■ **EXERCISE OBJECTIVE**
Look for the string "Generate" in the lines and copy each line that has it.

■ **MATERIAL FOR THIS TASK**

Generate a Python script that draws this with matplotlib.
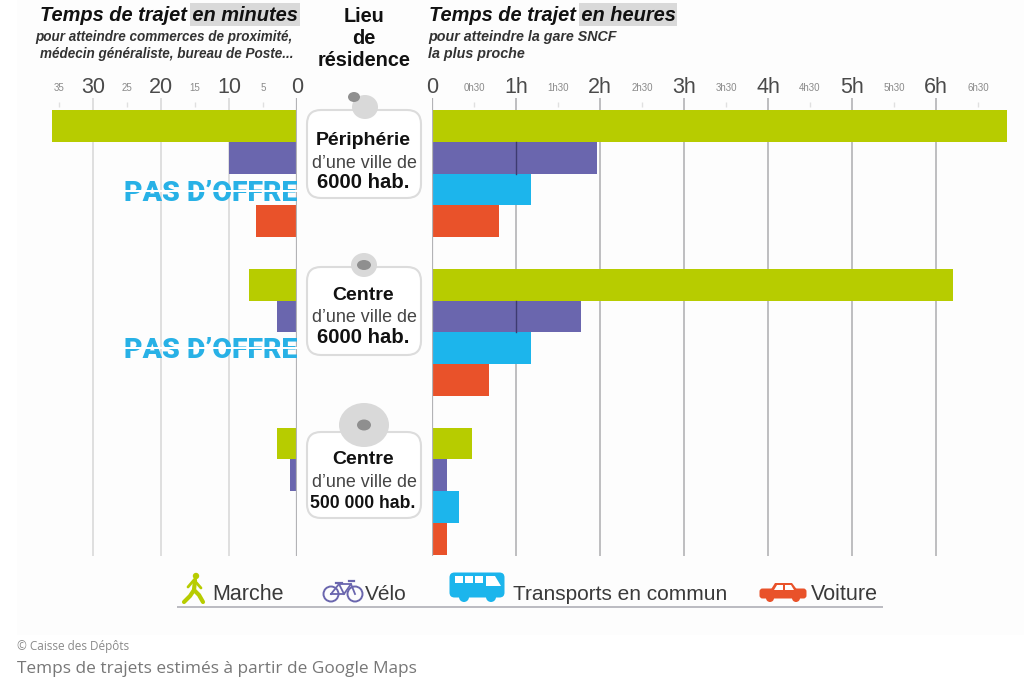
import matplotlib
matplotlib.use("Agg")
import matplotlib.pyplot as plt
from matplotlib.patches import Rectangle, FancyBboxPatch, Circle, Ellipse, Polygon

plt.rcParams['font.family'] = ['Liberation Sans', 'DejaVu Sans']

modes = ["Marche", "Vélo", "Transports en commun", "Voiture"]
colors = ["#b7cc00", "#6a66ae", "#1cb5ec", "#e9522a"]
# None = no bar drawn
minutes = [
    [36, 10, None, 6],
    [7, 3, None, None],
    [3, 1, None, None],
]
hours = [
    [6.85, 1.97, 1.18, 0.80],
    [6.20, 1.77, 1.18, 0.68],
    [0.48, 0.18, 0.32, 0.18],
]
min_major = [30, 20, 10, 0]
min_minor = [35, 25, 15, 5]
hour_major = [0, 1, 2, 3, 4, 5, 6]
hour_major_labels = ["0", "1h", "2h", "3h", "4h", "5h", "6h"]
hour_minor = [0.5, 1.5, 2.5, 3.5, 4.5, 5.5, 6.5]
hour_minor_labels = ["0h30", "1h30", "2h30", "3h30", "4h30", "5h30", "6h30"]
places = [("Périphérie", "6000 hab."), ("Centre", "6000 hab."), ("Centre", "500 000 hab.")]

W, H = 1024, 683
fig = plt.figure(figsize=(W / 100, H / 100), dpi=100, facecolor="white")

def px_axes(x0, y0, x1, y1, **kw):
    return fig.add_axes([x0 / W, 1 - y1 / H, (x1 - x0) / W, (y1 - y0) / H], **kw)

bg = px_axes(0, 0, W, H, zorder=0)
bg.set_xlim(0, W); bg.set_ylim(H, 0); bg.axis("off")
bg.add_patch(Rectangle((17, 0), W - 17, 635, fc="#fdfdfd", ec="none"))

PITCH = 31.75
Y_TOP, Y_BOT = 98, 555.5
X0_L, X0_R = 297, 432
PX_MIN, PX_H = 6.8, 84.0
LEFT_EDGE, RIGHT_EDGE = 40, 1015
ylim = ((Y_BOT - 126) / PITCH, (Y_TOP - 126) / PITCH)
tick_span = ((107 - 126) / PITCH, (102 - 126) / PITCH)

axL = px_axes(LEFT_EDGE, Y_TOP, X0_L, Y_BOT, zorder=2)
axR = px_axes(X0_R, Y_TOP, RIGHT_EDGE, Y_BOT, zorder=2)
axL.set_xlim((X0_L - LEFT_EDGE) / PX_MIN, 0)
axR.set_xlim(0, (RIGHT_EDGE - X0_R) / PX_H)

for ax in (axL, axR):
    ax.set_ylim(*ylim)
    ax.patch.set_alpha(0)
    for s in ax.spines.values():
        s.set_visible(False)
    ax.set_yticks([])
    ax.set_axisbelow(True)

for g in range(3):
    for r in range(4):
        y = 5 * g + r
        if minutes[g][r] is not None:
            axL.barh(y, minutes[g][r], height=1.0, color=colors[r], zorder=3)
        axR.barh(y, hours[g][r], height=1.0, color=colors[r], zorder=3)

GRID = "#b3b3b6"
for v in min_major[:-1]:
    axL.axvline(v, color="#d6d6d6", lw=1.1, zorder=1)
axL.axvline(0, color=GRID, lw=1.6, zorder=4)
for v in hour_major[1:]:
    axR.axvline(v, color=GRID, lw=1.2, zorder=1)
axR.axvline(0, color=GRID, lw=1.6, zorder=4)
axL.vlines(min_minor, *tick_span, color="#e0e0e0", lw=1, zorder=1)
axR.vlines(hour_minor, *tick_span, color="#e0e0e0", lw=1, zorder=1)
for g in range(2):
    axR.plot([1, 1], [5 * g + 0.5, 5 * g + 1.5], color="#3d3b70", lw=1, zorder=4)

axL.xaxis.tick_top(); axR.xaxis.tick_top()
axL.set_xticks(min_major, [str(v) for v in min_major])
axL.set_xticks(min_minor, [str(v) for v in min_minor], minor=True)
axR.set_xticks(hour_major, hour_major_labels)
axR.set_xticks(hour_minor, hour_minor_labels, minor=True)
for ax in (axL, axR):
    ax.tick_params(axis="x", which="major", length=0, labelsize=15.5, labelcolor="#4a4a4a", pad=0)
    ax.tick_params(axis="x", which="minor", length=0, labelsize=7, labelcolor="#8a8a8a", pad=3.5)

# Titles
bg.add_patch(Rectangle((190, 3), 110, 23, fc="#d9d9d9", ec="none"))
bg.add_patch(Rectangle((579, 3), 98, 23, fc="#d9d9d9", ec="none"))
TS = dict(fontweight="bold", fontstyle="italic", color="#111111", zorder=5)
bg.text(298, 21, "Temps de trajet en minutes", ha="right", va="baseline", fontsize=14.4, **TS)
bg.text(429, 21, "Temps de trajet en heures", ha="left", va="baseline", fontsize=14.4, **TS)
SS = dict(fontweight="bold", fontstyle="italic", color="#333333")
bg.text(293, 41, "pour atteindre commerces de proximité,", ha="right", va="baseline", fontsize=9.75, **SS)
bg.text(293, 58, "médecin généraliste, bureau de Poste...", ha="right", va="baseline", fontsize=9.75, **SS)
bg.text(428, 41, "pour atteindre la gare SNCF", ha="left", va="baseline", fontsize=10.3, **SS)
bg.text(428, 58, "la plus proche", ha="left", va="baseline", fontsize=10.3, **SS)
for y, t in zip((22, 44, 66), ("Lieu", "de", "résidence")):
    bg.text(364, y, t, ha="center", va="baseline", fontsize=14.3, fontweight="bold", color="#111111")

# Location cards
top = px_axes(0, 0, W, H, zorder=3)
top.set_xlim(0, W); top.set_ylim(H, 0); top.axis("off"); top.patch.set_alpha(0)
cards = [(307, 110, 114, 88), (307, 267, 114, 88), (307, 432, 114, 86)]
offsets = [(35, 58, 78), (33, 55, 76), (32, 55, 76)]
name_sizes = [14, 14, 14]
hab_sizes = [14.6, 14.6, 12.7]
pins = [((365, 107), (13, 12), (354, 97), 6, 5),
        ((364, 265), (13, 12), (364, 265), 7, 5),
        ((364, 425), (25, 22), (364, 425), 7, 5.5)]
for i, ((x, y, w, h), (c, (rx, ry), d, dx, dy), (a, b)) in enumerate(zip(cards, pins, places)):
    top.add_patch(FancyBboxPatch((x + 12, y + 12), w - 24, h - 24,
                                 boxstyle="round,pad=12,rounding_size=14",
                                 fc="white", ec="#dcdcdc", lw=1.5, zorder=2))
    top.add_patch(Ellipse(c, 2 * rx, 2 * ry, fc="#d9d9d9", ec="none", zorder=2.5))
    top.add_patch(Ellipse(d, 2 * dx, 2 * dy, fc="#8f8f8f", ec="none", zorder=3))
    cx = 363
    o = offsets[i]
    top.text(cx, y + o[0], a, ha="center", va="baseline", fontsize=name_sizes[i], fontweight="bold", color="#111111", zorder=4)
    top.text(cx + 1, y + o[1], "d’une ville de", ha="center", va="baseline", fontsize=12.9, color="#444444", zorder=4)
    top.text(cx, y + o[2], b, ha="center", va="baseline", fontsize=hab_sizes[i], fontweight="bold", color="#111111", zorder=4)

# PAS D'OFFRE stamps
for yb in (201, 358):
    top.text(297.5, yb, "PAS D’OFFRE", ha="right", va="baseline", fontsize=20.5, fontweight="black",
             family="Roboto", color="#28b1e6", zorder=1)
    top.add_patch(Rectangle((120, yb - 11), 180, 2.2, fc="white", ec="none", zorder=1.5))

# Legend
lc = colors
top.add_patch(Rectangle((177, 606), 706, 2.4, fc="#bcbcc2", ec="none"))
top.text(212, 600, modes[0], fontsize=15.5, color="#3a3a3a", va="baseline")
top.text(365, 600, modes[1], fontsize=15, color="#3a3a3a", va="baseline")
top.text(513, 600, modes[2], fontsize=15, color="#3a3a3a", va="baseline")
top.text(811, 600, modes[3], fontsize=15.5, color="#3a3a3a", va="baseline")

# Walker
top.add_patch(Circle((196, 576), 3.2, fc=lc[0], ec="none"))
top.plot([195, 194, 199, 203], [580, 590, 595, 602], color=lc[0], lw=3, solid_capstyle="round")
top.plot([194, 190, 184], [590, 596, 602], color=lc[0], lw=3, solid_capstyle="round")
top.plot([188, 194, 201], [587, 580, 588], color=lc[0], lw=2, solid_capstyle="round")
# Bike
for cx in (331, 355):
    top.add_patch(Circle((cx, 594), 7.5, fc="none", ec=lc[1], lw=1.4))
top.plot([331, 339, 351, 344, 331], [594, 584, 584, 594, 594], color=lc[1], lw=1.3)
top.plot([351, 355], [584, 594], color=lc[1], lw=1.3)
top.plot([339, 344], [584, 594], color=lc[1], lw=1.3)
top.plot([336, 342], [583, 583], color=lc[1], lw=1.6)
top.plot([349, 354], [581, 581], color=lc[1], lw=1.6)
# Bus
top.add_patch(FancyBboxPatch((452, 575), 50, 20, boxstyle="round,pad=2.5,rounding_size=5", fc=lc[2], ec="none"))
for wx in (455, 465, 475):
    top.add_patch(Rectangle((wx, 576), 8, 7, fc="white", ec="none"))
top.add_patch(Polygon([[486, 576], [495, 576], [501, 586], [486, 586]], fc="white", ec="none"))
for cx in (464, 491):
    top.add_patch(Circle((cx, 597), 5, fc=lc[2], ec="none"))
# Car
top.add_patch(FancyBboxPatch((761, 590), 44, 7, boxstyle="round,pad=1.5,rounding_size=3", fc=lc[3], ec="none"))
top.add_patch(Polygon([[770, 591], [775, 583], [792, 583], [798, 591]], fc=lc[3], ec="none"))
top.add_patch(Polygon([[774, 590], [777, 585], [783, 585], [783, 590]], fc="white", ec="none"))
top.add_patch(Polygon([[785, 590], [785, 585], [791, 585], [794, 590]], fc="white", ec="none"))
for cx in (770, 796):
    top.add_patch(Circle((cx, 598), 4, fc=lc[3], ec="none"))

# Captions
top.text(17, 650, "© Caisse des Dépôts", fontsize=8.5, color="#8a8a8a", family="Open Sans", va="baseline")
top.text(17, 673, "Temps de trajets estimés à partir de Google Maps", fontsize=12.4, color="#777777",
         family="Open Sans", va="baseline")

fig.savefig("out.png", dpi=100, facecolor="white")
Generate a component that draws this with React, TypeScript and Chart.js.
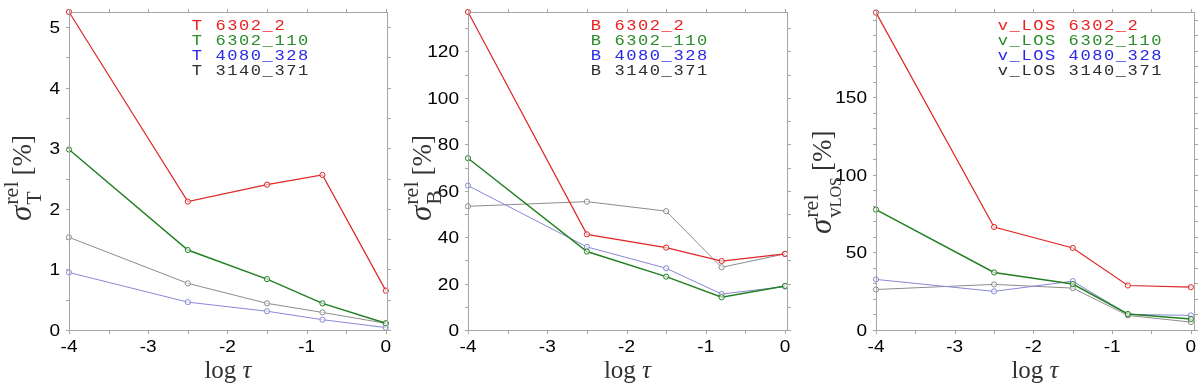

■ **COMPLETED EXERCISE**
Generate a Python script that draws this with matplotlib.
Generate a component that draws this with React, TypeScript and Chart.js.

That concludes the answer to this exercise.